Version 1.5 aims to enhance efficiency of data summary and extraction
At its annual developer conference, Google highlighted its latest advancement in artificial intelligence, the Gemini 1.5 Flash, as part of its Gemini series.
As reported by CNBC, the company announced this new model is designed to be the lightest and most efficient yet, capable of summarizing conversations, captioning images, and videos, and extracting data from large documents and tables.
Demis Hassabis, CEO of Google DeepMind, emphasized the new model's enhancements during a press briefing, noting, “We heard from developers that they wanted something faster and even more cost-effective.”
The introduction of Gemini 1.5 Flash coincides with a broader industry shift towards generative AI, which is reshaping how tech companies approach product development and rollout.
This shift is especially significant for Google as it offers consumers more sophisticated and creative tools for accessing online information, moving beyond traditional web searches.
Google has also improved upon its existing AI models. The Gemini 1.5 Pro, for instance, can analyze multiple large documents—up to 1,500 pages in total—or summarize 100 emails.
According to Sissie Hsiao, a vice president at Google and general manager for Gemini experiences, the Pro model will soon handle an hour of video content or manage codebases exceeding 30,000 lines.
Hsiao described the utility of the new model: “You can quickly get answers and insights about dense documents, like figuring out the details of the pet policy in your rental agreement or comparing key arguments of multiple long research papers.”
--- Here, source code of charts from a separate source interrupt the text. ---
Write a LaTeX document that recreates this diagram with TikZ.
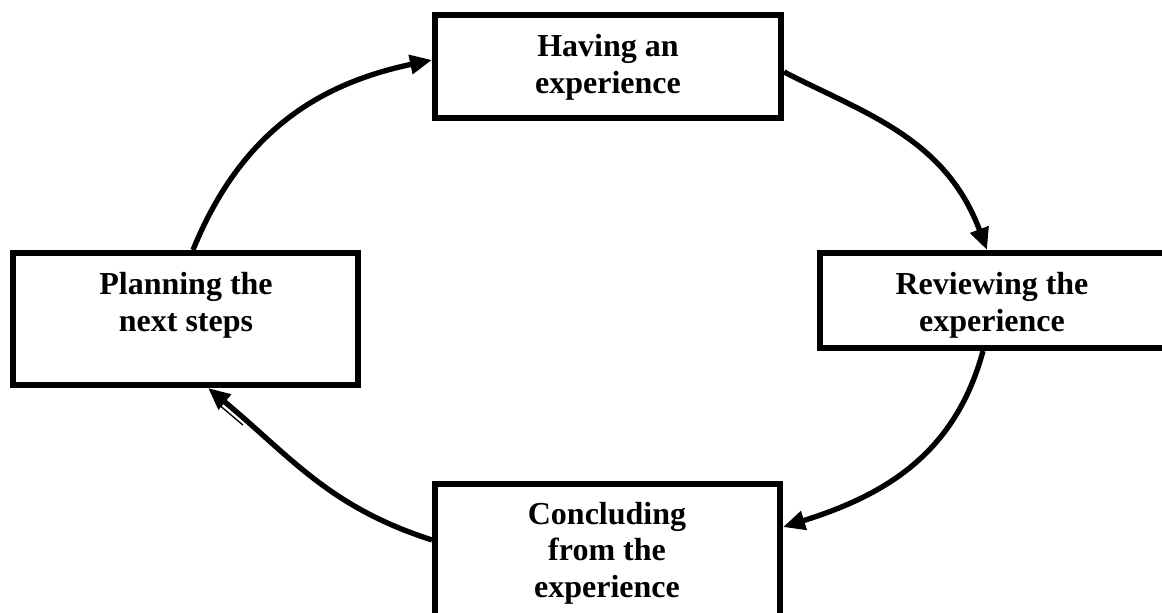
\documentclass[tikz,border=0pt]{standalone}
\usepackage{fontspec}
\setmainfont{Liberation Serif}
\usetikzlibrary{arrows.meta}
\begin{document}
\begin{tikzpicture}[x=0.75pt,y=-0.75pt,
  box/.style={draw=black,line width=4.5pt,fill=white,inner sep=0pt},
  label/.style={font=\fontsize{24pt}{27.5pt}\selectfont\bfseries,align=center,inner sep=0pt},
  flow/.style={line width=4pt,-{Triangle[length=16.5pt,width=14pt]}}]
\useasboundingbox (0,0) rectangle (1162,613);
\begin{scope}
\clip (0,0) rectangle (1162,613);
% boxes
\node[box,minimum width=259.5pt,minimum height=77.25pt] (top) at (608,66.5) {};
\node[box,minimum width=259.5pt,minimum height=71.25pt] (right) at (993,300.5) {};
\node[box,minimum width=258.75pt,minimum height=99pt] (left) at (185.5,319) {};
\node[box,minimum width=258.75pt,minimum height=105.75pt] (bottom) at (607.5,554.5) {};
% texts
\node[label] (toptext) at (608,67) {Having an\\experience};
\node[label] (righttext) at (992,305) {Reviewing the\\experience};
\node[label] (lefttext) at (186,305) {Planning the\\next steps};
\node[label] (bottomtext) at (607,553) {Concluding\\from the\\experience};
% connectors
\draw[flow] ([yshift=-4.1pt]top.east) .. controls +(82,42) and +(-42,-112) .. ([xshift=-4.5pt]right.north);
\draw[flow] ([xshift=-7.5pt]right.south) .. controls +(-28,103) and +(102,-32) .. ([yshift=20.6pt]bottom.east);
\draw[flow] ([yshift=10.9pt]bottom.west) .. controls +(-103,-33) and +(83,69) .. ([xshift=16.9pt]left.south);
\draw[flow] ([xshift=5.6pt]left.north) .. controls +(46,-113) and +(-119,25) .. ([yshift=4.9pt]top.west);
% thin stroke beside the lower-left arrowhead
\draw[line width=1pt] ([xshift=23.6pt,yshift=-11.3pt]left.south) -- ++(26,22);
\end{scope}
\end{tikzpicture}
\end{document}
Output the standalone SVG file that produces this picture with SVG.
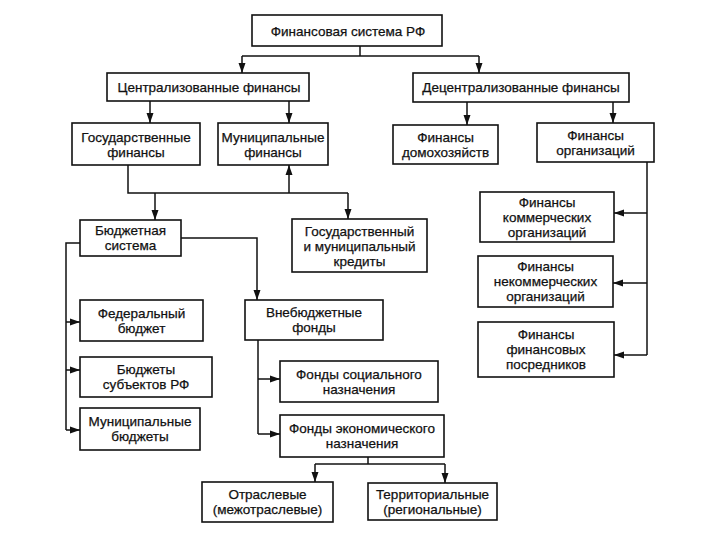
<svg xmlns="http://www.w3.org/2000/svg" width="720" height="540" viewBox="0 0 720 540">
<defs>
<marker id="ah" markerUnits="userSpaceOnUse" markerWidth="10" markerHeight="10" viewBox="0 0 10 10" refX="10" refY="5" orient="auto">
<path d="M0,1.5 L10,5 L0,8.5 Z" fill="#111"/>
</marker>
</defs>
<style>
rect{fill:#fff;stroke:#111;stroke-width:1.6}
text{font-family:"Liberation Sans",Arial,sans-serif;font-size:13.5px;fill:#111;stroke:#111;stroke-width:0.25;text-anchor:middle;dominant-baseline:central}
.c line,.c polyline{stroke:#111;stroke-width:1.5;fill:none}
.a{marker-end:url(#ah)}
</style>
<rect x="0" y="0" width="720" height="540" style="fill:#fff;stroke:none"/>
<g class="c" id="connectors">
<line x1="360" y1="46" x2="360" y2="56"/>
<line x1="242" y1="56" x2="479" y2="56"/>
<line class="a" x1="242" y1="56" x2="242" y2="73"/>
<line class="a" x1="479" y1="56" x2="479" y2="73"/>
<line class="a" x1="150" y1="101" x2="150" y2="123"/>
<line class="a" x1="289" y1="101" x2="289" y2="123"/>
<line class="a" x1="467" y1="102" x2="467" y2="125"/>
<line class="a" x1="613" y1="102" x2="613" y2="123"/>
<polyline points="128,165 128,193 348,193"/>
<line class="a" x1="289" y1="193" x2="289" y2="165"/>
<line class="a" x1="155" y1="193" x2="155" y2="220"/>
<line class="a" x1="348" y1="193" x2="348" y2="219"/>
<polyline points="80,243 66,243 66,430"/>
<line class="a" x1="66" y1="322" x2="80" y2="322"/>
<line class="a" x1="66" y1="370" x2="80" y2="370"/>
<line class="a" x1="66" y1="430" x2="80" y2="430"/>
<polyline class="a" points="181,238 257,238 257,300"/>
<line x1="258" y1="340" x2="258" y2="434"/>
<line class="a" x1="258" y1="379" x2="280" y2="379"/>
<line class="a" x1="258" y1="434" x2="280" y2="434"/>
<line x1="368" y1="457" x2="368" y2="464"/>
<line x1="315" y1="464" x2="445" y2="464"/>
<line class="a" x1="315" y1="464" x2="315" y2="482"/>
<line class="a" x1="445" y1="464" x2="445" y2="483"/>
<line x1="647" y1="162" x2="647" y2="355"/>
<line class="a" x1="647" y1="213" x2="614" y2="213"/>
<line class="a" x1="647" y1="283" x2="613" y2="283"/>
<line class="a" x1="647" y1="355" x2="614" y2="355"/>
</g>
<g id="n_root"><rect x="252" y="15" width="190" height="31"/><text x="348" y="31">Финансовая система РФ</text></g>
<g id="n_central"><rect x="107" y="73" width="202" height="28"/><text x="209" y="87">Централизованные финансы</text></g>
<g id="n_decentral"><rect x="413" y="73" width="216" height="29"/><text x="521" y="87.5">Децентрализованные финансы</text></g>
<g id="n_gosfin"><rect x="72" y="123" width="128" height="42"/><text x="136" y="137">Государственные</text><text x="136" y="152">финансы</text></g>
<g id="n_munfin"><rect x="218" y="123" width="110" height="42"/><text x="273" y="137">Муниципальные</text><text x="273" y="152">финансы</text></g>
<g id="n_household"><rect x="393" y="125" width="105" height="39"/><text x="445.5" y="137">Финансы</text><text x="445.5" y="152">домохозяйств</text></g>
<g id="n_org"><rect x="537" y="123" width="117" height="39"/><text x="595.5" y="135">Финансы</text><text x="595.5" y="150">организаций</text></g>
<g id="n_budget"><rect x="80" y="220" width="101" height="36"/><text x="130.5" y="230.5">Бюджетная</text><text x="130.5" y="245.5">система</text></g>
<g id="n_credit"><rect x="292" y="219" width="135" height="53"/><text x="359.5" y="231.5">Государственный</text><text x="359.5" y="246.5">и муниципальный</text><text x="359.5" y="261.5">кредиты</text></g>
<g id="n_federal"><rect x="80" y="300" width="123" height="41"/><text x="141.5" y="313">Федеральный</text><text x="141.5" y="328">бюджет</text></g>
<g id="n_subjects"><rect x="80" y="357" width="132" height="40"/><text x="146" y="369.5">Бюджеты</text><text x="146" y="384.5">субъектов РФ</text></g>
<g id="n_munbud"><rect x="80" y="408" width="120" height="42"/><text x="140" y="421">Муниципальные</text><text x="140" y="436">бюджеты</text></g>
<g id="n_extra"><rect x="245" y="300" width="138" height="40"/><text x="314" y="312.5">Внебюджетные</text><text x="314" y="327.5">фонды</text></g>
<g id="n_social"><rect x="280" y="361" width="158" height="41"/><text x="359" y="374">Фонды социального</text><text x="359" y="389">назначения</text></g>
<g id="n_econ"><rect x="280" y="415" width="164" height="42"/><text x="362" y="428">Фонды экономического</text><text x="362" y="443">назначения</text></g>
<g id="n_branch"><rect x="202" y="482" width="131" height="40"/><text x="267.5" y="494.5">Отраслевые</text><text x="267.5" y="509.5">(межотраслевые)</text></g>
<g id="n_terr"><rect x="368" y="483" width="129" height="37"/><text x="432.5" y="494">Территориальные</text><text x="432.5" y="509">(региональные)</text></g>
<g id="n_comm"><rect x="480" y="192" width="134" height="50"/><text x="547" y="202">Финансы</text><text x="547" y="217">коммерческих</text><text x="547" y="232">организаций</text></g>
<g id="n_noncomm"><rect x="478" y="256" width="135" height="51"/><text x="545.5" y="266.5">Финансы</text><text x="545.5" y="281.5">некоммерческих</text><text x="545.5" y="296.5">организаций</text></g>
<g id="n_interm"><rect x="478" y="322" width="136" height="55"/><text x="546" y="334.5">Финансы</text><text x="546" y="349.5">финансовых</text><text x="546" y="364.5">посредников</text></g>
</svg>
Moreover, the unveiling of Gemini 1.5 Flash occurred alongside similar advancements from other tech giants. For example, OpenAI launched a new AI model and desktop version of ChatGPT just a day earlier.
They introduced GPT-4o, noted for being twice as fast as its predecessor and significantly more cost-effective.
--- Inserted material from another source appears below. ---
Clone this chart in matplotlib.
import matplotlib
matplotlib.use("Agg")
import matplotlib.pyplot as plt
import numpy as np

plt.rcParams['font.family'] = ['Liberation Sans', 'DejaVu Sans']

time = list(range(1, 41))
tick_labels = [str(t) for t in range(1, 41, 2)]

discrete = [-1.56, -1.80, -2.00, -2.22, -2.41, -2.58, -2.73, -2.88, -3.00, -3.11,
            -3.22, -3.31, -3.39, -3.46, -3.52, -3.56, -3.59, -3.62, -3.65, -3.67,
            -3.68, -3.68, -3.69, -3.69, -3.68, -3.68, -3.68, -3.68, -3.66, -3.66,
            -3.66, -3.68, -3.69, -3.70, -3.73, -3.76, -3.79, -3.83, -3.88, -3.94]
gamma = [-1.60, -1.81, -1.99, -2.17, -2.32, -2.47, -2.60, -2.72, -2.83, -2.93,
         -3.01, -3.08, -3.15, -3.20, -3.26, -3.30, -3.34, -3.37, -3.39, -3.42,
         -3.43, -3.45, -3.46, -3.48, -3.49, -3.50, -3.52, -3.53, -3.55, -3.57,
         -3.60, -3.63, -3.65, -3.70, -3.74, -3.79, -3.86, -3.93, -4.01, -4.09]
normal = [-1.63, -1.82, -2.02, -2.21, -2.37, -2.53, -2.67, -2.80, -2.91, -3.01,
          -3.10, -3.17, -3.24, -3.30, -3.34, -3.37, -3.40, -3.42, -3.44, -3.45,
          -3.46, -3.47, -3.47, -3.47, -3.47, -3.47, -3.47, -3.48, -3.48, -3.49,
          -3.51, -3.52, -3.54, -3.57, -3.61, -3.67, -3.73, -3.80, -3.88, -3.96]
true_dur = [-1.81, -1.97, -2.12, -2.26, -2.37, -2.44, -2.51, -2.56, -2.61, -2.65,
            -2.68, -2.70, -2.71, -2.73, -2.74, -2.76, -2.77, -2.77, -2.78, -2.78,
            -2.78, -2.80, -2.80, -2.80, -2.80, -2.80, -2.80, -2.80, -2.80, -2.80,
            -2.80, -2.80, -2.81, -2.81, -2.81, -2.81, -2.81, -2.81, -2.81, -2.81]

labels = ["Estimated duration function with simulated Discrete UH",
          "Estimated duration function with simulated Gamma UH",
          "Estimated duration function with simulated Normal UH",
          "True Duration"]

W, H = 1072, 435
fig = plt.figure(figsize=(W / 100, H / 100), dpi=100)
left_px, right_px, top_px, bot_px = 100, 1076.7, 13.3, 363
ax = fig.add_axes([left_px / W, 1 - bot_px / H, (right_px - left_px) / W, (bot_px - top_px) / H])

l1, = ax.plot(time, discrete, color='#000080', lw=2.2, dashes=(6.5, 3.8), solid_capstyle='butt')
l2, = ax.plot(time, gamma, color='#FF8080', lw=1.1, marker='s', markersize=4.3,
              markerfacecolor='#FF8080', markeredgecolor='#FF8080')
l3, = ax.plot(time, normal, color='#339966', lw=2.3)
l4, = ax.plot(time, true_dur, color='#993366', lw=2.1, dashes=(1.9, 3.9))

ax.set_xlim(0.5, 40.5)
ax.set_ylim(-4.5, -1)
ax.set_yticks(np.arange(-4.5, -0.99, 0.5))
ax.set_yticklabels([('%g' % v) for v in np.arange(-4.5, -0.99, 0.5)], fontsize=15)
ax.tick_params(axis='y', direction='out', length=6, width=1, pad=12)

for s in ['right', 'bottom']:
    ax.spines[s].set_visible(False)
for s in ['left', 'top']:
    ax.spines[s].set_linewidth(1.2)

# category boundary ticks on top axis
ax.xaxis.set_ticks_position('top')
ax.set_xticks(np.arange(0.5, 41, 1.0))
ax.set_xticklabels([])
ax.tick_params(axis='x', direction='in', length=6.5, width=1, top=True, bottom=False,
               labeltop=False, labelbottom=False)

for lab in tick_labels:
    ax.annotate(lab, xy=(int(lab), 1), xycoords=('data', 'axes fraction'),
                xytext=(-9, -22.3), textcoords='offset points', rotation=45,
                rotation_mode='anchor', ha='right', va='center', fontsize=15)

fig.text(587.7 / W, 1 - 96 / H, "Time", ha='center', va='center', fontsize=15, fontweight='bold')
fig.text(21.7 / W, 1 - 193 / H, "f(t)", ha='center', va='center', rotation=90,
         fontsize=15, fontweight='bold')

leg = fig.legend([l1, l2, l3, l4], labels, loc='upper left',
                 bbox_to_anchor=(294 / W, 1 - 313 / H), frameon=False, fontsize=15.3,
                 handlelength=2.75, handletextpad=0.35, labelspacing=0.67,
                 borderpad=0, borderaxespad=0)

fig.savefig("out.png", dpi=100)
OpenAI has also upgraded ChatGPT to support 50 different languages and integrated these improvements into its API, allowing developers immediate access to start building applications with the new model.
Gemini 1.5 Pro boasts capabilities in 35 languages and has a 2 million token window, which is essential for understanding context and processing extensive information simultaneously. Google executives highlighted the model's enhanced local reasoning, planning, and image comprehension.
Sundar Pichai, CEO of Alphabet, Google's parent company, praised the model’s capabilities during the press briefing, citing its extensive context window as unprecedented among foundational models.
He illustrated its practical applications by mentioning how a parent could use Gemini to summarize recent emails from their child’s school.
Finally, Google announced that Gemini 1.5 Pro would initially be available for testing in Workspace Labs, while Gemini 1.5 Flash would be accessible for testing and use on Vertex AI, Google’s platform for training and deploying AI applications.